Two years later, Nike says that “as part of [our] focus on elevating consumer experiences through more direct, personal relationships, we have made the decision to complete our current pilot with Amazon Retail,” noting that it will “continue to invest in strong, distinctive partnerships for Nike with other retailers and platforms to seamlessly serve our consumers globally.” The “abrupt halt” to the partnership, as CNBC has characterized it, could lead more brands to distance themselves from Amazon.

“Brands don’t need Amazon,” Jefferies analyst Randy Konik told CNBC. “Amazon had a delivery speed advantage, but that advantage has compressed.” The Nike, Amazon split “strengthens our view that retailers/brands won’t be displaced by Amazon,” according to Konik, and that consumer traffic to brands’ own sites “is self-sustaining, more profitable, and actually brand enhancing, while traffic and incremental revenue from Amazon.com is less profitable but also less brand enhancing.”

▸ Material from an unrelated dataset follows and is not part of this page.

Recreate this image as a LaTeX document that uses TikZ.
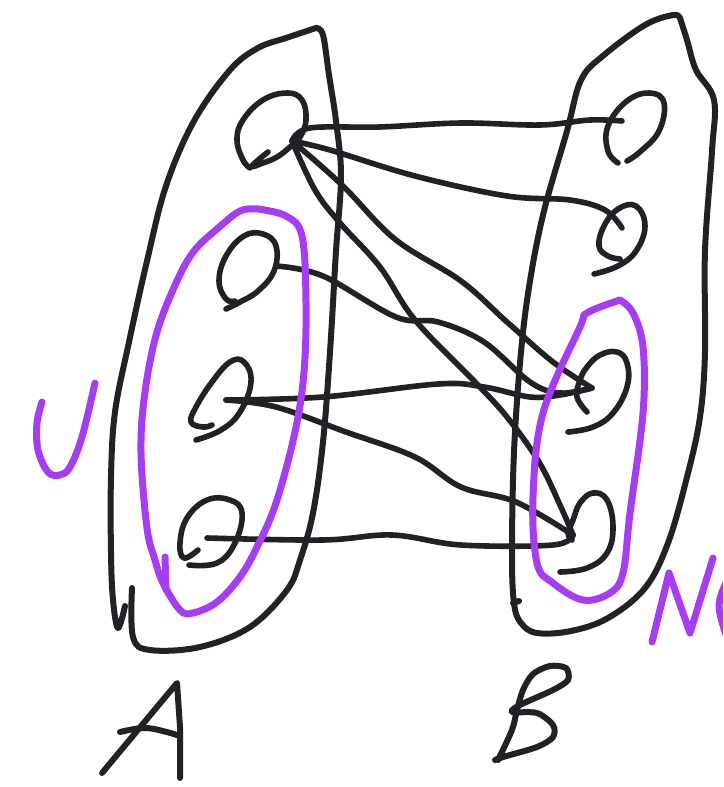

With that in mind, he says, “We believe many strong apparel (and even non-apparel) brands will continue to avoid or curb their relationships with Amazon in the future.”

To date, brands have not been shy about taking the $1 billion giant to task. Birkenstock, for instance, publicly cut off Amazon, not once, but twice, “terminating [its] business relations with Amazon” in the U.S. and the European Union, due to Amazon’s alleged failure to commit to “proactively policing its site for counterfeits.”

Before that, Swatch’s Chief Executive Nick Hayek spoke out against Amazon, saying that the two companies’ partnership negotiations fell through for this exact reason, highlighting the e-commerce giant’s alleged failure to commit to “proactively police its site for counterfeits and unauthorized retailers.”

As a rep for Amazon aptly notes, “Authorized products are not the same as counterfeit, and Amazon’s customers deserve access to authentic goods at competitive prices, and we welcome the opportunity to provide those products.”

In terms of Amazon’s stance on counterfeits, the company has been adamant that it “strictly prohibits the sale of counterfeit products and invest heavily – both funds and company energy – to ensure our policy against the sale of such products is followed.”